In the field of national security, the government is supposed to make diplomatic tactics effective for the sake of, in principle, securing the safety of the state and its people. It would be technically impossible and jeopardize national security to make every detail open during the process of diplomatic bargaining.

But it is difficult to imagine cases in which a large number of people would die, as Shigeru Ishiba, former defense minister who is now the Liberal Democratic Party’s No. 2 official, insisted, if some information is disclosed.

What’s more, secret diplomacy sometimes makes use of a double standard at the expense of the weaker — that is, protecting the powers that be but not ordinary citizens.

Any attempt by the powers that be to protect their comfort or interests is, in many cases, an act of injustice and certainly contains elements of inequality.

That is why an action to disclose concealed government information is often important because it unmasks such injustice or inequality.

In some instances, this kind of action becomes a mission for some conscientious citizens or officials. The bold behavior of whistleblowers to leak government secrets with the intention of exposing injustice or inequality should be protected.

In Japan, the law for protection of whistleblowers in the private sector went into force only in 2006, taking cues from the Public Interest Disclosure Act in Britain and the Whistleblower Protection Act in the U.S. Still, Japan’s law is inadequate in protecting workers who become whistleblowers.

The state secrets law includes no provisions designed to protect whistleblowers. From the time of Ellsberg Affair in 1971, in which a member of the U.S.’s top elite leaked entire pages of the Pentagon Papers to The New York Times in order to oppose the Vietnam War, to the WikiLeaks in 2006 and the case of Edward Joseph Snowden in 2013, who shed light on the U.S. National Security Agency’s global surveillance activities, whistleblowers have experienced hard times.

Governments should take seriously the Tshwane Principles on National Security and the Right to Information, which in substance has become the international standard for reference about the subjects.

The principles point out, among other things, that access to information, which allows people to play a role in determining state policies, is crucial to genuine national security, democratic participation and sound policy formulation and that legitimate national security interests are best protected when people are well informed about the state’s activities.

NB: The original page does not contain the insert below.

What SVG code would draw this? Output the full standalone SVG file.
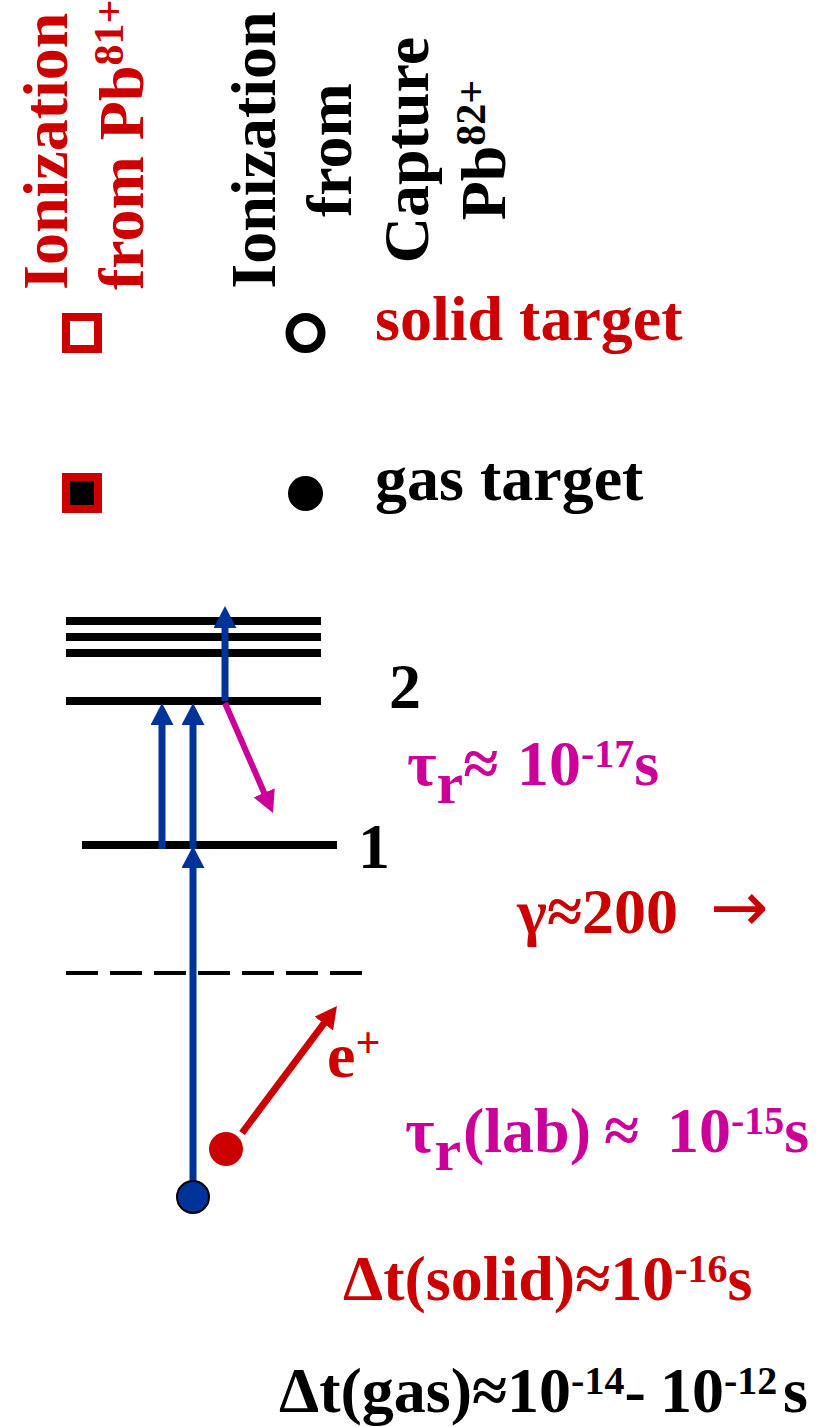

The manner in which the ruling coalition of the LDP and New Komeito rammed the state secrets bill through the Diet on the strength of the numbers of its lawmakers disgusted and angered many people in different occupations and with different political stances.

Even after its enactment, protest statements and demonstrations to criticize this law are continuing.

People are absolutely allergic to an undemocratic regime and to any threat to freedom of expression — the result of decades-long liberal-oriented education in Japan since the end of World War II thanks to the long domination of the “Liberal Democratic” Party.

People will take the “tit for tat” strategy to maximize the effect of their protest. The basic principle of “liberal” economics and the game theory tells us: If one is betrayed, the optimal next move is betrayal.

It is urgent to improve Japan’s Information Disclosure Act. This country is a latecomer to the development of the proper handling and disclosure of government information.

People should exercise their power as the sovereign of this country in compelling the government to get serious about freedom of information — a step toward making Japan a mature democracy.